The confirmed total of UK deaths from coronavirus in the UK has reached 33,614, it has been confirmed.
The Department for Health and Social Care has confirmed a further 428 deaths have been reported in the past 24 hours.
That’s the lowest increase on a non-bank holiday weekday since March 31.
On Friday May 8, a bank holiday, there were 346 deaths reproted.
The rise compares to a 494 death increase in the 24 hours prior and 627 deaths reported on Tuesday.
The daily update also said that there were 126,064 tests but only 71,644 people were tested as of 9am today.
Overall a total of 1,593,902 people have been tested of whom 233,151 tested positive.
Scotland has reported a further 34 hospital deaths due to coronavirus in the past 24 hours with 10 added to the death total in Wales.
Today it was reported that had been a 57% plunge in hospital attendances – largely attributed to a fear of catching the bug.
Downing Street said the “full impact” of the coronavirus pandemic would only be revealed by figures on excess deaths.

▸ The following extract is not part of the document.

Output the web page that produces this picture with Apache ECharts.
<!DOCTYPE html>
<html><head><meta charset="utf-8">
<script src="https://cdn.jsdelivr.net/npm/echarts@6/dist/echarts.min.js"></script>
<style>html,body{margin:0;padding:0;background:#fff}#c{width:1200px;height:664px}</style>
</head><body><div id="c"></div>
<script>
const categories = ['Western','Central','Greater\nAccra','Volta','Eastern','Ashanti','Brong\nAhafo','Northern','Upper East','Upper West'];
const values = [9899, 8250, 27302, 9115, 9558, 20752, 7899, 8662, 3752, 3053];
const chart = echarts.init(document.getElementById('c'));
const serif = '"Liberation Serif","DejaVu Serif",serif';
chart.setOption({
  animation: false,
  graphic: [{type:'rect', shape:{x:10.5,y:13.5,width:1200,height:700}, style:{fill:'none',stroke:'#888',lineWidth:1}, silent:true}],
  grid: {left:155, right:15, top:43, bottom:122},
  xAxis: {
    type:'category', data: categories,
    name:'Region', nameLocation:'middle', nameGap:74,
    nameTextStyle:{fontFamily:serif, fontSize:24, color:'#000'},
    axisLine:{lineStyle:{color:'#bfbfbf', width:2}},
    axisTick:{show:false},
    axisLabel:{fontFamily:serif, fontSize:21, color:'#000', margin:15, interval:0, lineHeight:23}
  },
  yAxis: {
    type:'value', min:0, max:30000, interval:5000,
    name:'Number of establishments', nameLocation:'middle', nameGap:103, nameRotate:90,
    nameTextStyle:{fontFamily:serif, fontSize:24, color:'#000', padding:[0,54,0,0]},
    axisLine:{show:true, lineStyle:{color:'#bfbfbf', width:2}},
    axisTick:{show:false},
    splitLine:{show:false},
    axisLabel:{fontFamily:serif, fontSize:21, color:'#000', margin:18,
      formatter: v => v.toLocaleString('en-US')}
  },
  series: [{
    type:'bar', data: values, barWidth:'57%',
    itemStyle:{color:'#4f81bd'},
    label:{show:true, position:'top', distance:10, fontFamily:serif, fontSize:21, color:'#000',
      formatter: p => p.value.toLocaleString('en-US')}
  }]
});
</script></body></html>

Experts have acknowledged there could be indirect deaths due to people being unable or unwilling to leave the home or from the NHS focusing on the coronavirus response at the expense of other services.

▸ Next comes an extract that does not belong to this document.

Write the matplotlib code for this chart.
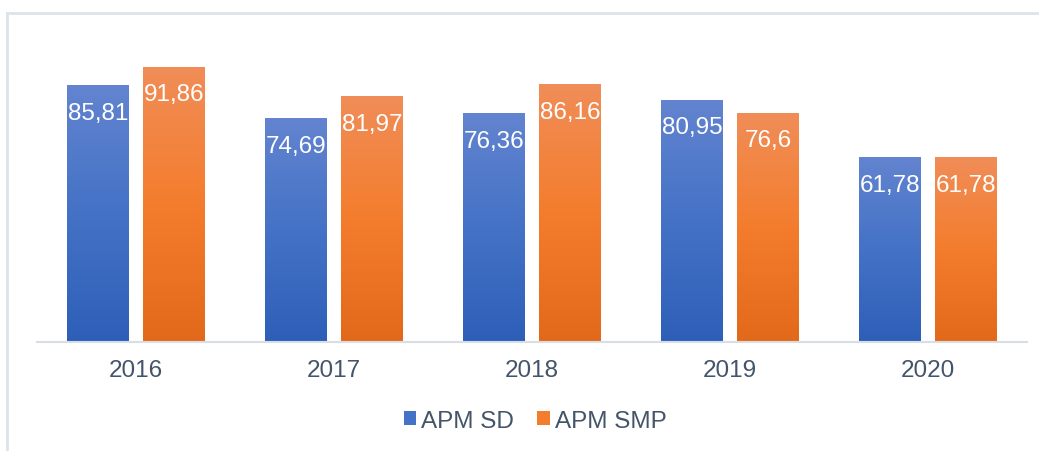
import numpy as np
import matplotlib
matplotlib.use("Agg")
import matplotlib.pyplot as plt
from matplotlib.colors import LinearSegmentedColormap
from matplotlib.patches import Rectangle
from matplotlib.lines import Line2D

years = ["2016", "2017", "2018", "2019", "2020"]
apm_sd = [85.81, 74.69, 76.36, 80.95, 61.78]
apm_smp = [91.86, 81.97, 86.16, 76.6, 61.78]
labels_sd = ["85,81", "74,69", "76,36", "80,95", "61,78"]
labels_smp = ["91,86", "81,97", "86,16", "76,6", "61,78"]
series_names = ["APM SD", "APM SMP"]

plt.rcParams['font.family'] = ['Liberation Sans', 'DejaVu Sans']

fig = plt.figure(figsize=(10.39, 4.52), dpi=100)
ax = fig.add_axes([37/1039, (452-343)/452, (1027-37)/1039, (343-43.5)/452])

blue_cmap = LinearSegmentedColormap.from_list("b", ["#2E5FB8", "#4472C6", "#6384D0"])
orange_cmap = LinearSegmentedColormap.from_list("o", ["#E2691A", "#F47D2D", "#F08D58"])

x = np.arange(len(years))
w = 0.313
off = 0.192
grad = np.linspace(0, 1, 256).reshape(-1, 1)

def gradient_bars(xs, vals, cmap, labels):
    bars = ax.bar(xs, vals, width=w, facecolor="none", edgecolor="none", zorder=2)
    for b, lab in zip(bars, labels):
        x0 = b.get_x(); x1 = x0 + b.get_width(); h = b.get_height()
        im = ax.imshow(grad, cmap=cmap, extent=[x0, x1, 0, h], origin="lower",
                       aspect="auto", zorder=2, interpolation="bicubic")
        im.set_clip_path(b)
        ax.text(x0 + b.get_width()/2, h - 9.2, lab, ha="center", va="center",
                color="white", fontsize=17.5, zorder=3)
    return bars

gradient_bars(x - off, apm_sd, blue_cmap, labels_sd)
gradient_bars(x + off, apm_smp, orange_cmap, labels_smp)

ax.set_xlim(-0.5, len(years) - 0.5)
ax.set_ylim(0, 100)
ax.set_xticks(x)
ax.set_xticklabels(years, fontsize=17.5, color="#44546A")
ax.tick_params(axis="x", length=0, pad=12)
ax.set_yticks([])
for s in ["top", "right", "left"]:
    ax.spines[s].set_visible(False)
ax.spines["bottom"].set_color("#D9DEE4")
ax.spines["bottom"].set_linewidth(1.5)
ax.set_facecolor("none")

handles = [Rectangle((0, 0), 1, 1, facecolor="#4472C6", edgecolor="none"),
           Rectangle((0, 0), 1, 1, facecolor="#F47D2D", edgecolor="none")]
leg = fig.legend(handles, series_names, loc="center", bbox_to_anchor=(535/1039, (452-422)/452),
                 ncol=2, frameon=False, fontsize=17.5, handlelength=0.52, handleheight=0.52,
                 handletextpad=0.2, columnspacing=0.95, labelcolor="#44546A")

# outer frame (top and left edges visible)
fig.add_artist(Line2D([7/1039, 1.0], [(452-14)/452]*2, color="#DDE3EA", lw=2, transform=fig.transFigure))
fig.add_artist(Line2D([7/1039]*2, [0, (452-14)/452], color="#DDE3EA", lw=2, transform=fig.transFigure))

fig.savefig("out.png", dpi=100)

The Prime Minister’s official spokesman said: “It’s important to stress that the NHS has always been running services for those who needed urgent care and has shifted a lot of outpatient services to video and telephone calls.
“Trusts have been asked to start planning to bring back face-to-face, non-urgent services in a safe manner.
“That planning is under way but it’s right that that process is led by local clinicians based on how they think they can do that without putting patients and staff at unnecessary risks.”
Earlier today it was reported that the results of a human trial of a coronavirus vaccine could be available by the middle of June.
Professor Sir John Bell, regius professor of medicine at Oxford University, said “several hundred” people have been vaccinated and the challenge now is to be able to manufacture at scale once it is approved by the regulators.
At the end of April a team of researchers at Oxford started testing a Covid-19 vaccine in human volunteers.
Around 1,110 are expected to take part in the trial, half receiving the vaccine candidate and the other half (the control group) receiving a widely available meningitis vaccine.
Prof Bell told BBC Radio 4’s Today programme: “We also want to make sure that the rest of the world will be ready to make this vaccine at scale so that it gets to populations in developing countries, for example, where the need is very great.
“We really need a partner to do that and that partner has a big job in the UK because our manufacturing capacity in the UK for vaccines isn’t where it needs to be, and so we are going to work together with AstraZeneca to improve that considerably.”
He rejected the idea of challenge therapy – that would deliberately infect healthy volunteers with coronavirus – and said there should be results on the vaccine trial by using normal exposure to the virus, if you keep your head down.